И она, бесспорно, во мне и в Жене заложила вот это чувство особенности, принадлежности к чему-то сильному. Не к семье — сама по себе семья никогда не была священной, туда допускались всегда самые разные люди, моментально усыновлялись и приближались. При том, какая у них с отцом была необыкновенно крепкая связь, она все равно насаждала культ не семьи, но любви и дружбы. Это же были шестидесятые — "возьмемся за руки, друзья" и все такое. Поэтому в их отношениях были превыше всего дружба и любовь, а семья — это как-то... для дураков.

Я рядом с ней всегда осознавал, что она необыкновенный человек, и не понимал, как же это не видят другие. Спрашивал ее, как получилось, что она не стала — ну, я не знаю — главным редактором журнала какого-нибудь толстого или чего-то еще. Но потом понял, что не смогла бы — она никогда не могла никем руководить. Она могла только любить и сама бесконечно что-то делать. Никогда не хотела писать мемуары, потому что всегда спешила что-то сегодняшнее делать, никогда не относилась к себе всерьез. Конечно, она знала, что обаятельна, что завоевывает людей, но как-то она не умела это... капитализировать. И если бы Алик Дорман не посадил ее в кресло и не заставил говорить — это все бы куда-то ушло.

Не знаю, была ли она религиозной — скорее всего, нет. Она никогда не говорила о смерти, у меня нет ощущения, что она о ней думала или ее боялась. Мне кажется, ей до самого конца все-таки было интересно и хотелось жить. Когда я вернулся сюда из Франции, здесь опять стали собираться люди, и это были какие-то новые молодые лица — она садилась с нами и просиживала все эти долгие вечера, до двух-трех ночи.

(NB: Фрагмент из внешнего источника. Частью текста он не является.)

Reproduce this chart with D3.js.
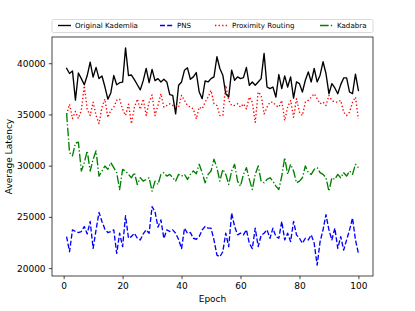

Она отказалась от жизни во Франции, которую, видит Бог, так любила — потому что хотела быть здесь, потому что здесь ей было интересно...

Она легко обижалась и очень легко прощала. Но была несправедливой — человеком удивительно щедрым, дающим и в то же время на редкость необъективным. Она кого-то просто любила, а кого-то не любила — и все...

И странным образом после смерти отца я почувствовал в ней какую-то новую мягкость... Она всегда понимала людей, но была максималисткой, конечно. А вот перед смертью к ней пришло понимание какого-то невероятного многообразия жизни. Она же всю жизнь жила по неписаным правилам того, как должна жить интеллигентная литературная московская семья, это была единственная дорога, единственный путь... Но вот в конце, мне кажется, она восприняла эту жизнь чуть-чуть по-другому.

Удивительно, что после десяти лет полного забвения ее личность вот так вот... расцвела, что ее так полюбили люди. Вообще это главное про нее — она вызывала любовь. Кто сел напротив нее в поезде — тот пропал. Не важно, полупьяный старик, профессор или девка какая-то провинциальная — человеку конец! Думаю, это главное, что она после себя оставила,— удивительное чувство любви, которое непостижимым каким-то бумерангом сейчас к ней возвращается. Можно открыть забытые произведения, романы, картины, которые валялись где-то на чердаке, но чтобы вот так открылся образ живого человека — это невероятно, конечно. Она же не то чтобы, не знаю... прекрасно сыграла на трубе — она просто говорила. Меня поразило, что многие люди мне после фильма сказали: "Знаешь, мы стали относиться к тебе лучше". Хотя ничего конкретно про меня там и не было. Это ускользает от моего разума и, видимо, лежит в сфере иррационального, каких-то других чувств. Удивительно, что она эти чувства не только генерировала — она награждала ими других людей, и они становились лучше.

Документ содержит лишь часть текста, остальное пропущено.